Raw records:
════

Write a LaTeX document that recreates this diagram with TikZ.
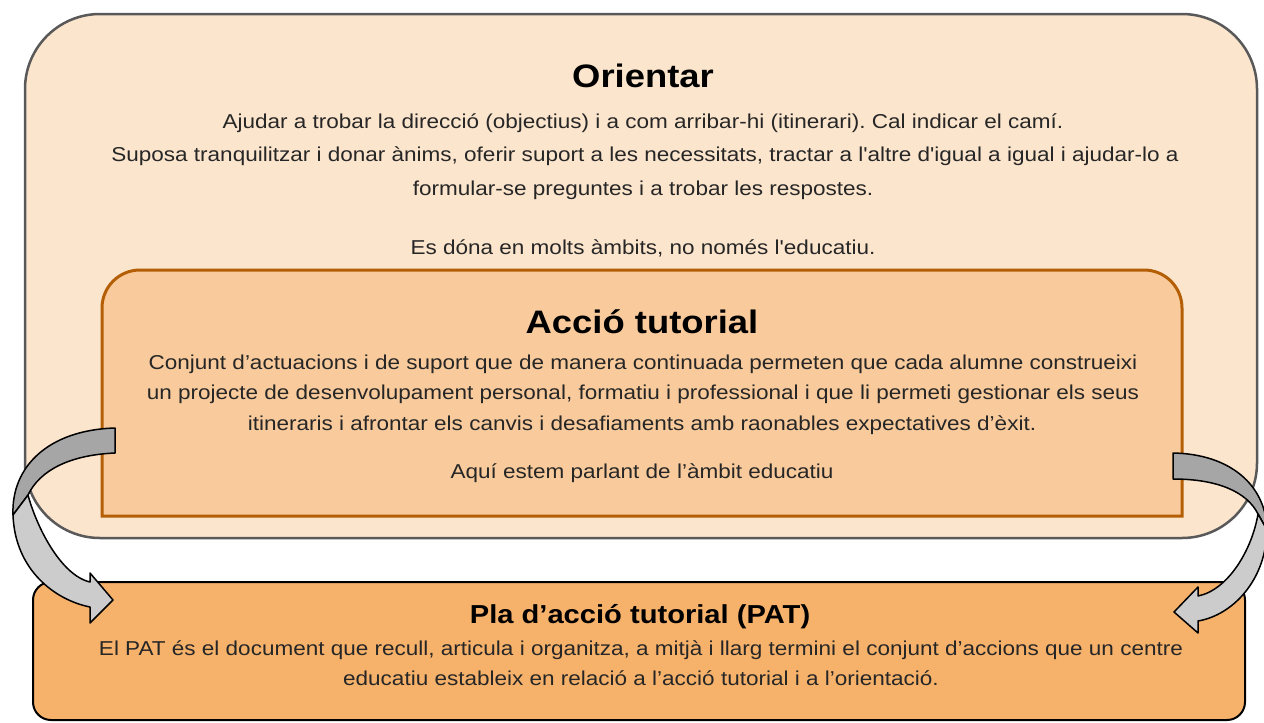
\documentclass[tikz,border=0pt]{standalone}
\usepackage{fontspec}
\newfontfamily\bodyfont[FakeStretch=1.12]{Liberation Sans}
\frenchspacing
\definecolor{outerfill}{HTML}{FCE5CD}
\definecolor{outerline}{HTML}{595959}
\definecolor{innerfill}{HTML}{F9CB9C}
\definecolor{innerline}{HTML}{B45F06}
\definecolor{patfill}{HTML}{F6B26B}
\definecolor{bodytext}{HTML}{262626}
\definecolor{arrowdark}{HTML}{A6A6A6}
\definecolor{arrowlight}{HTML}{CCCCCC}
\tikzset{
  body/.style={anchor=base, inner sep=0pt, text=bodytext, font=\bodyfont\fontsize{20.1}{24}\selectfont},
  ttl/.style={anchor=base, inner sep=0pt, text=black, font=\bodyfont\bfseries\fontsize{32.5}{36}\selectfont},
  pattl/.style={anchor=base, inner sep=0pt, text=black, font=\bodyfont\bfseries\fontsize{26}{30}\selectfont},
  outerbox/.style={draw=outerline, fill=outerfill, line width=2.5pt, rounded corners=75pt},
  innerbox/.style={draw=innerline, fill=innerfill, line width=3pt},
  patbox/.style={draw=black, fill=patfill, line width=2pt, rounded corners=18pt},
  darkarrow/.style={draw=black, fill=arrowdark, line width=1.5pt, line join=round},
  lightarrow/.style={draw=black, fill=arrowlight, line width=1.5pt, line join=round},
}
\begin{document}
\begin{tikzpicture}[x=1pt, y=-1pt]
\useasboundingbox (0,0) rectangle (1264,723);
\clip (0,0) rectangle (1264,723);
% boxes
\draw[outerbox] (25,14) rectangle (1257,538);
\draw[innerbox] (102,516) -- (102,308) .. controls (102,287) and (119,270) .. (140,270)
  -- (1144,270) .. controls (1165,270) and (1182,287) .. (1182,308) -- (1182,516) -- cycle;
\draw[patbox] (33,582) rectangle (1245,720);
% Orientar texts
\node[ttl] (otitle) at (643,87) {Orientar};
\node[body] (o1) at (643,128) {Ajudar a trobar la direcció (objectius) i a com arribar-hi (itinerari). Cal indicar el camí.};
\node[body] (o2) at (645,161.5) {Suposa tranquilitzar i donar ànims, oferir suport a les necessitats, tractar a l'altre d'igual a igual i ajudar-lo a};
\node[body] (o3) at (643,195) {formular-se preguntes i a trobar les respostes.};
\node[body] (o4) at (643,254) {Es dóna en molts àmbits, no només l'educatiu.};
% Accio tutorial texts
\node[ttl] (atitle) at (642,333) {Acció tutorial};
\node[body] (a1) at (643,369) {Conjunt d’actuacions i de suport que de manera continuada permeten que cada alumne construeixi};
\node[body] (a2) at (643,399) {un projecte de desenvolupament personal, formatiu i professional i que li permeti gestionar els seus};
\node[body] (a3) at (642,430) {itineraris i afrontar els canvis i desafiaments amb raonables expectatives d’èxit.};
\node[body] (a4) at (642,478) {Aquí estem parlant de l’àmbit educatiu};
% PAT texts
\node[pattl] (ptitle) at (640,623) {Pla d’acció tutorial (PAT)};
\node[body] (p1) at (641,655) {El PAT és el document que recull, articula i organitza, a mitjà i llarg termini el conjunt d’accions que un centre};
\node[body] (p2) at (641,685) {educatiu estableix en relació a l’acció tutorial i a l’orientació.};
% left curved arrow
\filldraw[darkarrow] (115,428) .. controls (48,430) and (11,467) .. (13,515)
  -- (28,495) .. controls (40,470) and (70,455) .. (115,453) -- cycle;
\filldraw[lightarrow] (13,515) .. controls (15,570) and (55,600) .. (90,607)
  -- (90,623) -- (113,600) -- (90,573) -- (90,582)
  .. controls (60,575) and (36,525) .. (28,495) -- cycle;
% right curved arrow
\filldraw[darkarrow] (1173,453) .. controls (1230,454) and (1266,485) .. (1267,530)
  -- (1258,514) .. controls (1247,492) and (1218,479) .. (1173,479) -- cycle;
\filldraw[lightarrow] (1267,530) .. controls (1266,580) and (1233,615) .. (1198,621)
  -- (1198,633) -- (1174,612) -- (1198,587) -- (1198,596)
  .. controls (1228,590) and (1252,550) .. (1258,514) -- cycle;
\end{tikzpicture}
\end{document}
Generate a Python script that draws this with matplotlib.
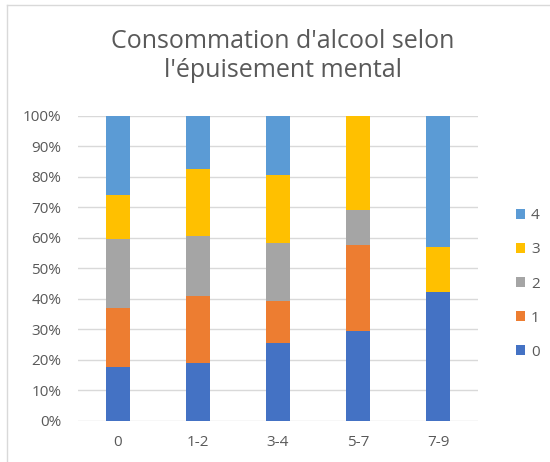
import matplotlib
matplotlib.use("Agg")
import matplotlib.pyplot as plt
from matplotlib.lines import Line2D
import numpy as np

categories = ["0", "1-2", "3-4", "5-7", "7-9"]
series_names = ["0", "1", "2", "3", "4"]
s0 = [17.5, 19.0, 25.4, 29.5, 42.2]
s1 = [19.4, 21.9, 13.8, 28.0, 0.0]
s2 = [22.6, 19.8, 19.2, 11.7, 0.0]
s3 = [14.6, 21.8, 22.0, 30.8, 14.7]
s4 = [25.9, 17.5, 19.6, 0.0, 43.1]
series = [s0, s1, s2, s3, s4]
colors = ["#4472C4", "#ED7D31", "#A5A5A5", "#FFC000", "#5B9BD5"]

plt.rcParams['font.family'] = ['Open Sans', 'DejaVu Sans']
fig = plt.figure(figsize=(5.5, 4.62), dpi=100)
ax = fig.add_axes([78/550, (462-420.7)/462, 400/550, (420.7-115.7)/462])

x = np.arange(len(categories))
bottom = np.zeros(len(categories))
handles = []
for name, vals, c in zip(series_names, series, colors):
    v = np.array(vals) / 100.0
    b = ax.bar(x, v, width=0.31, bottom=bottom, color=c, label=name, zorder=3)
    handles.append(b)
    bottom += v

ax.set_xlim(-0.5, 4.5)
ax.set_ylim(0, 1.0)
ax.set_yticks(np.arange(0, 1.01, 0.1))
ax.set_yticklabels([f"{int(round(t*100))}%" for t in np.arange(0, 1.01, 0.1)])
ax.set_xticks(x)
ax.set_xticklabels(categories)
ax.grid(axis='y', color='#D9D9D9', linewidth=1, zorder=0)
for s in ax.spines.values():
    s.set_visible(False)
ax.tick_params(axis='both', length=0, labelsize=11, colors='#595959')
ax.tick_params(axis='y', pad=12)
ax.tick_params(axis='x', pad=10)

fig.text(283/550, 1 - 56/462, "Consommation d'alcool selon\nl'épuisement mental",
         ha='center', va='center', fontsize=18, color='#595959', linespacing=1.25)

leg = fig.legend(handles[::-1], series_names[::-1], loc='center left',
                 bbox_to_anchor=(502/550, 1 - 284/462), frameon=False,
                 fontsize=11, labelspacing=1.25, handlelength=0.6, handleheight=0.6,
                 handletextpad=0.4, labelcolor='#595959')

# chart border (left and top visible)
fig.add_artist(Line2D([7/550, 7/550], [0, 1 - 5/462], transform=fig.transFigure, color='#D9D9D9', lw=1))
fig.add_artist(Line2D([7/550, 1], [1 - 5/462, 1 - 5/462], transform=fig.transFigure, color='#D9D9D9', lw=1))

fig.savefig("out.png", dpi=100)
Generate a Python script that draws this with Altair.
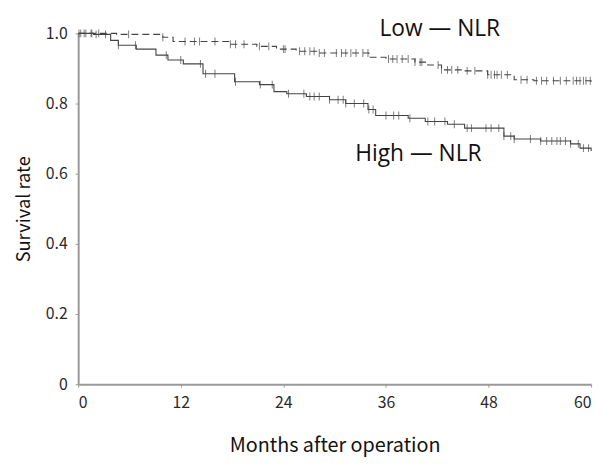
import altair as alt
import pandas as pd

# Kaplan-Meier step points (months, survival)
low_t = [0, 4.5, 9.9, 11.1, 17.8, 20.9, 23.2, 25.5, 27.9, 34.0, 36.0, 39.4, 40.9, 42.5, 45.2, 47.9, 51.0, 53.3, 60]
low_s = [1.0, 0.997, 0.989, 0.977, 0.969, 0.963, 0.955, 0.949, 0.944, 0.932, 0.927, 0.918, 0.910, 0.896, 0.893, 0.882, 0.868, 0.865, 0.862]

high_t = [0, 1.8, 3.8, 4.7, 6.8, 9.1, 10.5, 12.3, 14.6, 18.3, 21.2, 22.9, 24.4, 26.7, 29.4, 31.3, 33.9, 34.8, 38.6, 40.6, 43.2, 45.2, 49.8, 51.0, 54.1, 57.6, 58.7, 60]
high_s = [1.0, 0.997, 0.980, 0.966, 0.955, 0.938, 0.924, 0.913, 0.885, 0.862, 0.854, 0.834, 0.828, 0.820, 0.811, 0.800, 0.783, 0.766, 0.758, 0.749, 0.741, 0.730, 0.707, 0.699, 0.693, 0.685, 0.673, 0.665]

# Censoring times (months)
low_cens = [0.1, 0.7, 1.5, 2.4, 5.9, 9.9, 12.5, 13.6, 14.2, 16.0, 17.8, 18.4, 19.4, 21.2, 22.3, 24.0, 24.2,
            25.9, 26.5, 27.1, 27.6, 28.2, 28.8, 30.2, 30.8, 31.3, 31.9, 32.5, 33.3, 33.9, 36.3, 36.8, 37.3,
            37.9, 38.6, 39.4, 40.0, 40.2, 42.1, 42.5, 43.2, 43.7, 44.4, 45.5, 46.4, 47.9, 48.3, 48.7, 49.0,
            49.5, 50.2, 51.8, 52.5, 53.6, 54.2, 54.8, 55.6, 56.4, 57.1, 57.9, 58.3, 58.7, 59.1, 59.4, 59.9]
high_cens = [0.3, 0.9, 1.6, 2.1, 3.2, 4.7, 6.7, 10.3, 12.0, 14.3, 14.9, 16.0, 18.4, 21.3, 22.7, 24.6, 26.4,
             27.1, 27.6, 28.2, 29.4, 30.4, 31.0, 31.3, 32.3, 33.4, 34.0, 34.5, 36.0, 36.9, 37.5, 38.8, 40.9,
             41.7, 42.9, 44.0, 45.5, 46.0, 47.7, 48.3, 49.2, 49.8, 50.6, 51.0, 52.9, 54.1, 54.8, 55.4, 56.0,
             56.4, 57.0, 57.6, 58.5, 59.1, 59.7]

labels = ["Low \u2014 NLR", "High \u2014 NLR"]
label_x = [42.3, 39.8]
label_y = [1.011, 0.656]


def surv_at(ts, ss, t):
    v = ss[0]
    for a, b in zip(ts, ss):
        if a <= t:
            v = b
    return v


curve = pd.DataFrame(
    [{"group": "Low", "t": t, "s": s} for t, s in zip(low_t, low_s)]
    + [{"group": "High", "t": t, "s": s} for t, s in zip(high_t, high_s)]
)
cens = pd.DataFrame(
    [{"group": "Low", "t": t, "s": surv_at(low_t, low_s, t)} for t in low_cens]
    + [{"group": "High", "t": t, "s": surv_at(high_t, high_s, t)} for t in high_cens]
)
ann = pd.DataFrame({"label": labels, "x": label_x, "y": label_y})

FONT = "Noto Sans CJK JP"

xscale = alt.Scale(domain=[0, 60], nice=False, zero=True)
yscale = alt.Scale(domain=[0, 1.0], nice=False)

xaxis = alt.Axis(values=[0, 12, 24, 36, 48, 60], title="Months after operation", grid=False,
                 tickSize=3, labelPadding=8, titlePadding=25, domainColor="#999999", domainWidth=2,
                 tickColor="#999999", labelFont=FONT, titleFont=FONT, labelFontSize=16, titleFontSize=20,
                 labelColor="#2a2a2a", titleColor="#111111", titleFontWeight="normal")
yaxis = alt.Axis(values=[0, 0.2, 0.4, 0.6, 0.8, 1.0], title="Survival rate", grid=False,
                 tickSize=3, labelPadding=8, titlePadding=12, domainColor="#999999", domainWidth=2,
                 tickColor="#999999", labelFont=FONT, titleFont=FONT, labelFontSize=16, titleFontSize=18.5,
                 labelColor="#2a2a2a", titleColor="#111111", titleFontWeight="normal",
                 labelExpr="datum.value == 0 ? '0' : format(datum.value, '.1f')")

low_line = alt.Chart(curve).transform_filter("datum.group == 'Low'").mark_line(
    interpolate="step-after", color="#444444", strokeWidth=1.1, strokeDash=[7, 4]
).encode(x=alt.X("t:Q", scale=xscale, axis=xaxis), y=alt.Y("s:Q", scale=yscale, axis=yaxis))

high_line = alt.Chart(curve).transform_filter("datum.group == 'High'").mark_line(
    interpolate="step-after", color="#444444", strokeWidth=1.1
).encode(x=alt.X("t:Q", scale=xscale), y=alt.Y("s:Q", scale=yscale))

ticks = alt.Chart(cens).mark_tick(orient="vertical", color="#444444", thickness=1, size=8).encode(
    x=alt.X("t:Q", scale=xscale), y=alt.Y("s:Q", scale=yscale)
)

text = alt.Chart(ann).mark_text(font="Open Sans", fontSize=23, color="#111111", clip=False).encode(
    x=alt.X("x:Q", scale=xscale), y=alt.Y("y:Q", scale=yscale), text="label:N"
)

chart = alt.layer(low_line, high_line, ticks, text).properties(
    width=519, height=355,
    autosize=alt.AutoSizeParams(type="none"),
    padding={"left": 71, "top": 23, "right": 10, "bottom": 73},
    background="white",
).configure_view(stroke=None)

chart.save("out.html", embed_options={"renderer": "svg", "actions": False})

════

WHAT NEEDS TO BE DONE:
Search the entries for the word "draws", then gather every line that has it.

THE SOLUTION:
Generate a Python script that draws this with matplotlib.
Generate a Python script that draws this with Altair.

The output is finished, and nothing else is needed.